Professor A. Takahashi: Professor Takahashi received his Bachelor’s and Master’s degrees in Engineering from Tokyo University of Science in 1998 and 2000, and Doctoral degree from University of Tokyo in 2003. He joined the Tokyo University of Science in 2003, where he is presently Professor of Mechanical Engineering.
His research interests are Computational Materials Science, Multiscale Materials Modeling, Fatigue and Ductile Fracture of Metals and Alloys. He is a board member of the Japan Society of Computational Engineering and Science, and a member of the Japan Society of Mechanical Engineers, Japan Association for Computational Mechanics, and International Association for Computational Mechanics. He is a deputy secretary general of 15th World Congress on Computational Mechanics (WCCM) and 8th Asian Pacific Congress on Computational Mechanics (APCOM).
Talk title: “A Fatigue Crack Growth Simulation System Considering Plasticity Induced Crack Closure Effects”
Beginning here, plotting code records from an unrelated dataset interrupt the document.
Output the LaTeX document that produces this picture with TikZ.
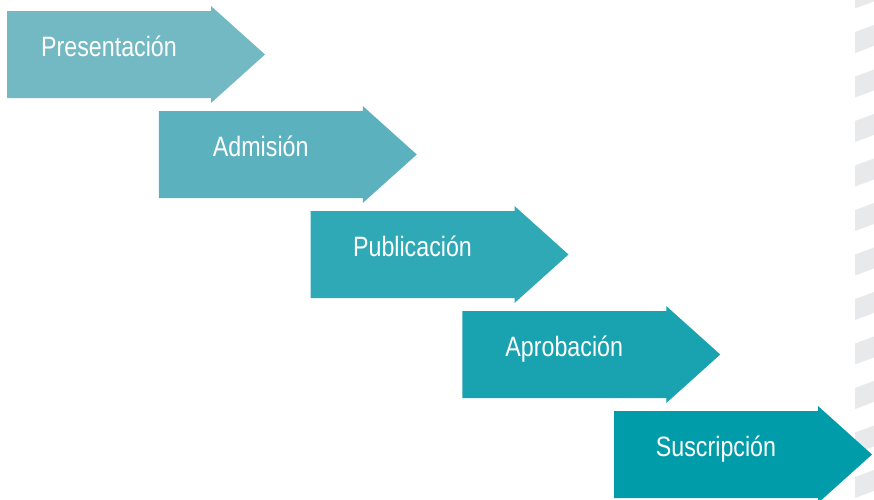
\documentclass[tikz,border=0pt]{standalone}
\usepackage{fontspec}
\setmainfont[FakeStretch=0.83]{Liberation Sans}
\usepackage{xcolor}
\usepackage{tikz}
\usetikzlibrary{calc}

\definecolor{fase1}{HTML}{72B9C4}
\definecolor{fase2}{HTML}{5BB2BE}
\definecolor{fase3}{HTML}{30A9B7}
\definecolor{fase4}{HTML}{19A2AF}
\definecolor{fase5}{HTML}{009CA9}
\definecolor{franjagris}{HTML}{E8E9EB}

\begin{document}
\begin{tikzpicture}[x=1pt,y=-1pt,
  rotulo/.style={text=white,anchor=base,inner sep=0pt,font=\fontsize{28}{30}\selectfont},
  franja/.style={fill=franjagris}]
\useasboundingbox (0,0) rectangle (874,499);

% Stripes
\foreach \k in {0,...,11}
  \fill[franja] (855,{-12.5+44.5*\k}) -- (874,{-19.5+44.5*\k}) -- (874,{1.5+44.5*\k}) -- (855,{8.5+44.5*\k}) -- cycle;

% Steps
\foreach \i/\txt in {1/Presentación,2/Admisión,3/Publicación,4/Aprobación,5/Suscripción}{
  \pgfmathsetmacro\xa{7+151.75*(\i-1)}
  \pgfmathsetmacro\ya{11+100*(\i-1)}
  \fill[fase\i] (\xa,\ya) -- ++(204,0) -- ++(0,-5) -- ++(54,48.5) -- ++(-54,48.5) -- ++(0,-5) -- ++(-204,0) -- cycle;
  \node[rotulo] (paso\i) at (\xa+102,\ya+45.7) {\txt};
}
\end{tikzpicture}
\end{document}
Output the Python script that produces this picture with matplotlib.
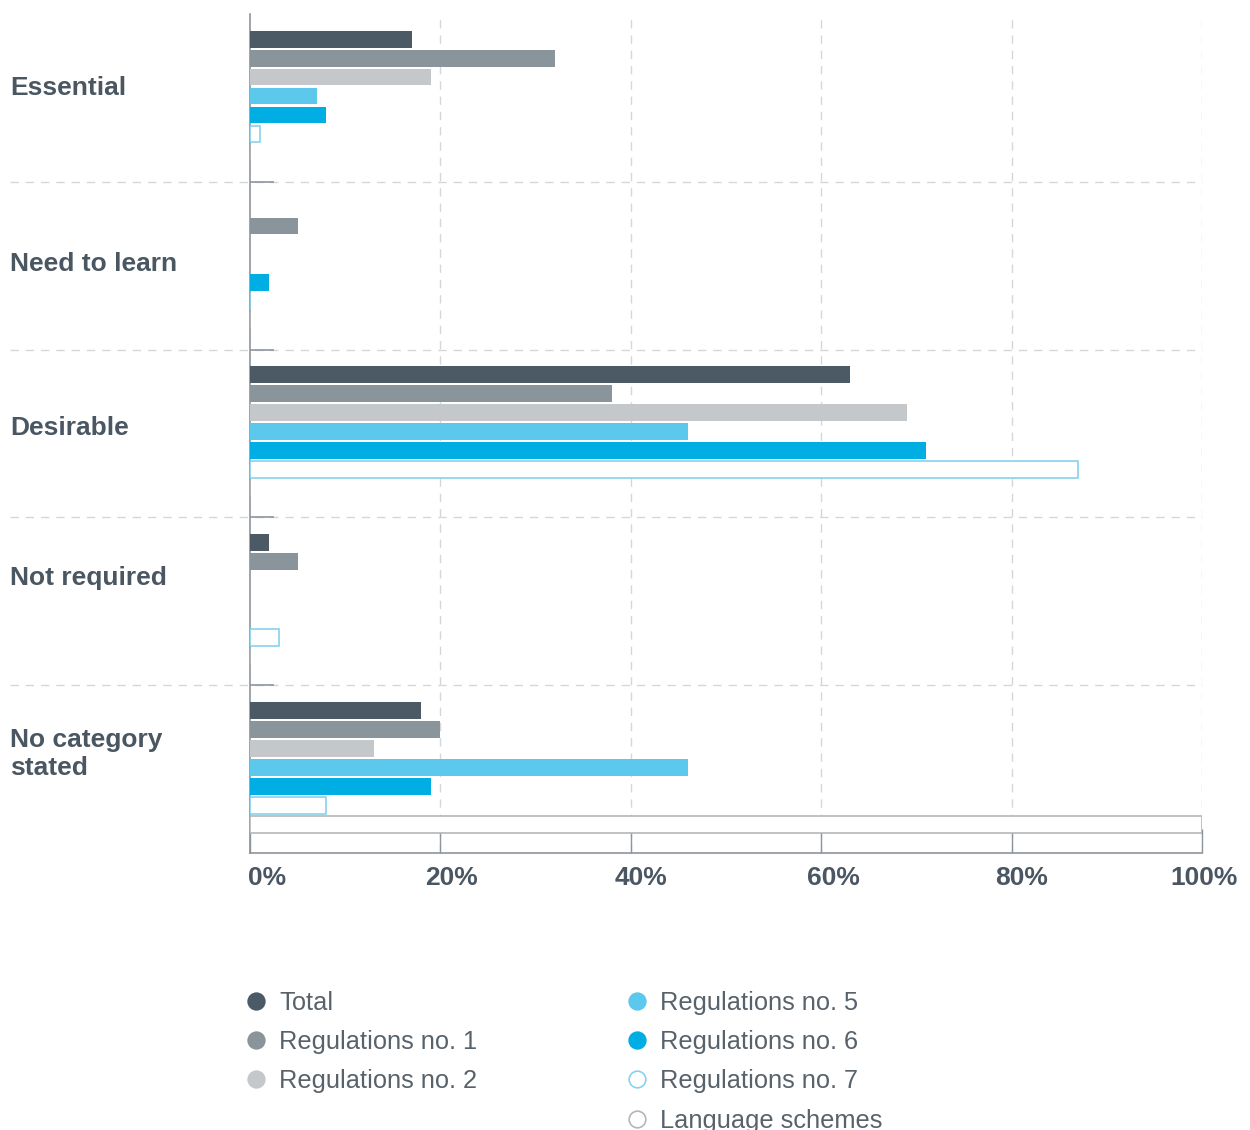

Brief abstract of the talk:
In this talk, two versions of fatigue crack growth simulation systems considering the plasticity induced crack closure effects are presented. The first version is based on the hybrid of the s-version finite element method (s-FEM) and a direct finite element simulation of plasticity near crack tips. Using the remarkable feature of s-FEM in the meshing process, the automatic fatigue crack growth simulation is realized. In addition, the crack opening level parameter is directly calculated using the elastic-plastic finite element method. Then, the parameter is used to account for the plasticity induced crack closure effects in the fatigue crack growth rate. The proposed simulation system is used to simulate the fatigue crack growth of surface crack under tension and bending. The numerical results are in good agreement with experimental results. The second version is based on a cohesive zone model (CZM), which is newly developed for fatigue crack growth simulations based on the Paris law. Using the proposed CZM, the fatigue crack growth behaviors with different loading profiles are simulated. The numerical results are consistent with the fatigue crack growth behavior observed by experiments.